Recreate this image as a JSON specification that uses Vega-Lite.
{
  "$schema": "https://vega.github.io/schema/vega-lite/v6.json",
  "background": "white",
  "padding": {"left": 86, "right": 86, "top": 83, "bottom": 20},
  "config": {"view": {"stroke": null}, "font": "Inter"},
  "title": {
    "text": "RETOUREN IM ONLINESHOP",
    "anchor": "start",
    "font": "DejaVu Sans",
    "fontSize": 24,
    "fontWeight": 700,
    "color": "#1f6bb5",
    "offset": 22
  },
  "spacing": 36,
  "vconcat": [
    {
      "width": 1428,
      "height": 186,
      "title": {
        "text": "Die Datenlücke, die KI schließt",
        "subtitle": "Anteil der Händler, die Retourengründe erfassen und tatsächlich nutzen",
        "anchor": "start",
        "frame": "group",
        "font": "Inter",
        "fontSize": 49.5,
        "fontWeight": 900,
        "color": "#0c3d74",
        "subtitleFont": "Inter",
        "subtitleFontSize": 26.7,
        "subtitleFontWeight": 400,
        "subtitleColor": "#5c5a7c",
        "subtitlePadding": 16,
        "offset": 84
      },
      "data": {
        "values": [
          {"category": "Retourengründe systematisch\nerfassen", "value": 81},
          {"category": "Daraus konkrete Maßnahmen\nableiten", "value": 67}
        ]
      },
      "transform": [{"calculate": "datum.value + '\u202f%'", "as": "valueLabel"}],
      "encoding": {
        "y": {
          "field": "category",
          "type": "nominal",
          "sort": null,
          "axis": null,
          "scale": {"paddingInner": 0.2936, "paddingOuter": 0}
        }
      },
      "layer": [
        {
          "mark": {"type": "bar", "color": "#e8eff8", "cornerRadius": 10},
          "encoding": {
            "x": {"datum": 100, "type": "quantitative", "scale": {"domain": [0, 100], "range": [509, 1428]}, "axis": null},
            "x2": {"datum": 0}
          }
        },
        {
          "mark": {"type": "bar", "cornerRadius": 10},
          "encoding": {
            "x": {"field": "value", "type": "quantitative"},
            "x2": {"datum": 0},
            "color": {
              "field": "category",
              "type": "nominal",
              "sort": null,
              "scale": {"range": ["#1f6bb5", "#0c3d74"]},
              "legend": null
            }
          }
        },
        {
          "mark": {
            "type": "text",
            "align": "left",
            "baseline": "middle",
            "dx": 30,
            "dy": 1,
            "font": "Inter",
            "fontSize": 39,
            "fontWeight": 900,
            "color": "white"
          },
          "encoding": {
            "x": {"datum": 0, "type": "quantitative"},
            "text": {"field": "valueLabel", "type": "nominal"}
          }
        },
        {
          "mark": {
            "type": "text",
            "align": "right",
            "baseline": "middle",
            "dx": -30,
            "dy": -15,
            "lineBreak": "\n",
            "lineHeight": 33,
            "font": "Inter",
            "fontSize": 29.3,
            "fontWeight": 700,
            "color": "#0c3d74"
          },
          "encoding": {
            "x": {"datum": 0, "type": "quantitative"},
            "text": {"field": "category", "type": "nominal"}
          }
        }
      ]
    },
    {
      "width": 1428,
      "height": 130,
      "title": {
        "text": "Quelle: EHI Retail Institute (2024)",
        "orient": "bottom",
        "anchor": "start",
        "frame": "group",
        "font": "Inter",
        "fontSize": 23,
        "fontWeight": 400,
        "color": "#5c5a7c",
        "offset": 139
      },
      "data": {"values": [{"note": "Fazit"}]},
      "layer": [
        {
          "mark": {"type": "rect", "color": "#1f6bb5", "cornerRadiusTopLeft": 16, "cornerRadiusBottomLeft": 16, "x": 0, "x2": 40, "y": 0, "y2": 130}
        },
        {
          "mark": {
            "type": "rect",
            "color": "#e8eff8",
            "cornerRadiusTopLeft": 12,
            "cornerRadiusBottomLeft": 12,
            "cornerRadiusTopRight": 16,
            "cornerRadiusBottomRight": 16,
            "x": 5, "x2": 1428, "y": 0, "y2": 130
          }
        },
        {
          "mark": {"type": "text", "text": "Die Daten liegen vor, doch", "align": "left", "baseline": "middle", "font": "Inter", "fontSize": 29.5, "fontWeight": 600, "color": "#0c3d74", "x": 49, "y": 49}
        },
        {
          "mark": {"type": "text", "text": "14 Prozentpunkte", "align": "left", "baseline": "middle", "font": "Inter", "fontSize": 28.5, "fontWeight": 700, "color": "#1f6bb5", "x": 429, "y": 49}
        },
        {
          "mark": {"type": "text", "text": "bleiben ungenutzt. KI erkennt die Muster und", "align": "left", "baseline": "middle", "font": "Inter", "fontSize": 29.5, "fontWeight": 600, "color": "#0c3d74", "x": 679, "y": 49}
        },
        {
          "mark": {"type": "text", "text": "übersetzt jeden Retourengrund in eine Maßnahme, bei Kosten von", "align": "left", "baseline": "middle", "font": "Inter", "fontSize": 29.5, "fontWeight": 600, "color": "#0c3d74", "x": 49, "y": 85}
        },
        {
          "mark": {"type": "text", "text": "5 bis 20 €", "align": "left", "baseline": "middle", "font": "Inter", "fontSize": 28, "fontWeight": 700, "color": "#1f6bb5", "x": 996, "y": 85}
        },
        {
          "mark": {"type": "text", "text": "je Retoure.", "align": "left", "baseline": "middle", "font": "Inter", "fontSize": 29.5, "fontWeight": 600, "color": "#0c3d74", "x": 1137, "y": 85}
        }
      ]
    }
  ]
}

**WORK TO BE COMPLETED:** Using the data above, repeat every line exactly.

**EXERCISE OUTPUT:**
Recreate this image as a JSON specification that uses Vega-Lite.
{
  "$schema": "https://vega.github.io/schema/vega-lite/v6.json",
  "background": "white",
  "padding": {"left": 86, "right": 86, "top": 83, "bottom": 20},
  "config": {"view": {"stroke": null}, "font": "Inter"},
  "title": {
    "text": "RETOUREN IM ONLINESHOP",
    "anchor": "start",
    "font": "DejaVu Sans",
    "fontSize": 24,
    "fontWeight": 700,
    "color": "#1f6bb5",
    "offset": 22
  },
  "spacing": 36,
  "vconcat": [
    {
      "width": 1428,
      "height": 186,
      "title": {
        "text": "Die Datenlücke, die KI schließt",
        "subtitle": "Anteil der Händler, die Retourengründe erfassen und tatsächlich nutzen",
        "anchor": "start",
        "frame": "group",
        "font": "Inter",
        "fontSize": 49.5,
        "fontWeight": 900,
        "color": "#0c3d74",
        "subtitleFont": "Inter",
        "subtitleFontSize": 26.7,
        "subtitleFontWeight": 400,
        "subtitleColor": "#5c5a7c",
        "subtitlePadding": 16,
        "offset": 84
      },
      "data": {
        "values": [
          {"category": "Retourengründe systematisch\nerfassen", "value": 81},
          {"category": "Daraus konkrete Maßnahmen\nableiten", "value": 67}
        ]
      },
      "transform": [{"calculate": "datum.value + '\u202f%'", "as": "valueLabel"}],
      "encoding": {
        "y": {
          "field": "category",
          "type": "nominal",
          "sort": null,
          "axis": null,
          "scale": {"paddingInner": 0.2936, "paddingOuter": 0}
        }
      },
      "layer": [
        {
          "mark": {"type": "bar", "color": "#e8eff8", "cornerRadius": 10},
          "encoding": {
            "x": {"datum": 100, "type": "quantitative", "scale": {"domain": [0, 100], "range": [509, 1428]}, "axis": null},
            "x2": {"datum": 0}
          }
        },
        {
          "mark": {"type": "bar", "cornerRadius": 10},
          "encoding": {
            "x": {"field": "value", "type": "quantitative"},
            "x2": {"datum": 0},
            "color": {
              "field": "category",
              "type": "nominal",
              "sort": null,
              "scale": {"range": ["#1f6bb5", "#0c3d74"]},
              "legend": null
            }
          }
        },
        {
          "mark": {
            "type": "text",
            "align": "left",
            "baseline": "middle",
            "dx": 30,
            "dy": 1,
            "font": "Inter",
            "fontSize": 39,
            "fontWeight": 900,
            "color": "white"
          },
          "encoding": {
            "x": {"datum": 0, "type": "quantitative"},
            "text": {"field": "valueLabel", "type": "nominal"}
          }
        },
        {
          "mark": {
            "type": "text",
            "align": "right",
            "baseline": "middle",
            "dx": -30,
            "dy": -15,
            "lineBreak": "\n",
            "lineHeight": 33,
            "font": "Inter",
            "fontSize": 29.3,
            "fontWeight": 700,
            "color": "#0c3d74"
          },
          "encoding": {
            "x": {"datum": 0, "type": "quantitative"},
            "text": {"field": "category", "type": "nominal"}
          }
        }
      ]
    },
    {
      "width": 1428,
      "height": 130,
      "title": {
        "text": "Quelle: EHI Retail Institute (2024)",
        "orient": "bottom",
        "anchor": "start",
        "frame": "group",
        "font": "Inter",
        "fontSize": 23,
        "fontWeight": 400,
        "color": "#5c5a7c",
        "offset": 139
      },
      "data": {"values": [{"note": "Fazit"}]},
      "layer": [
        {
          "mark": {"type": "rect", "color": "#1f6bb5", "cornerRadiusTopLeft": 16, "cornerRadiusBottomLeft": 16, "x": 0, "x2": 40, "y": 0, "y2": 130}
        },
        {
          "mark": {
            "type": "rect",
            "color": "#e8eff8",
            "cornerRadiusTopLeft": 12,
            "cornerRadiusBottomLeft": 12,
            "cornerRadiusTopRight": 16,
            "cornerRadiusBottomRight": 16,
            "x": 5, "x2": 1428, "y": 0, "y2": 130
          }
        },
        {
          "mark": {"type": "text", "text": "Die Daten liegen vor, doch", "align": "left", "baseline": "middle", "font": "Inter", "fontSize": 29.5, "fontWeight": 600, "color": "#0c3d74", "x": 49, "y": 49}
        },
        {
          "mark": {"type": "text", "text": "14 Prozentpunkte", "align": "left", "baseline": "middle", "font": "Inter", "fontSize": 28.5, "fontWeight": 700, "color": "#1f6bb5", "x": 429, "y": 49}
        },
        {
          "mark": {"type": "text", "text": "bleiben ungenutzt. KI erkennt die Muster und", "align": "left", "baseline": "middle", "font": "Inter", "fontSize": 29.5, "fontWeight": 600, "color": "#0c3d74", "x": 679, "y": 49}
        },
        {
          "mark": {"type": "text", "text": "übersetzt jeden Retourengrund in eine Maßnahme, bei Kosten von", "align": "left", "baseline": "middle", "font": "Inter", "fontSize": 29.5, "fontWeight": 600, "color": "#0c3d74", "x": 49, "y": 85}
        },
        {
          "mark": {"type": "text", "text": "5 bis 20 €", "align": "left", "baseline": "middle", "font": "Inter", "fontSize": 28, "fontWeight": 700, "color": "#1f6bb5", "x": 996, "y": 85}
        },
        {
          "mark": {"type": "text", "text": "je Retoure.", "align": "left", "baseline": "middle", "font": "Inter", "fontSize": 29.5, "fontWeight": 600, "color": "#0c3d74", "x": 1137, "y": 85}
        }
      ]
    }
  ]
}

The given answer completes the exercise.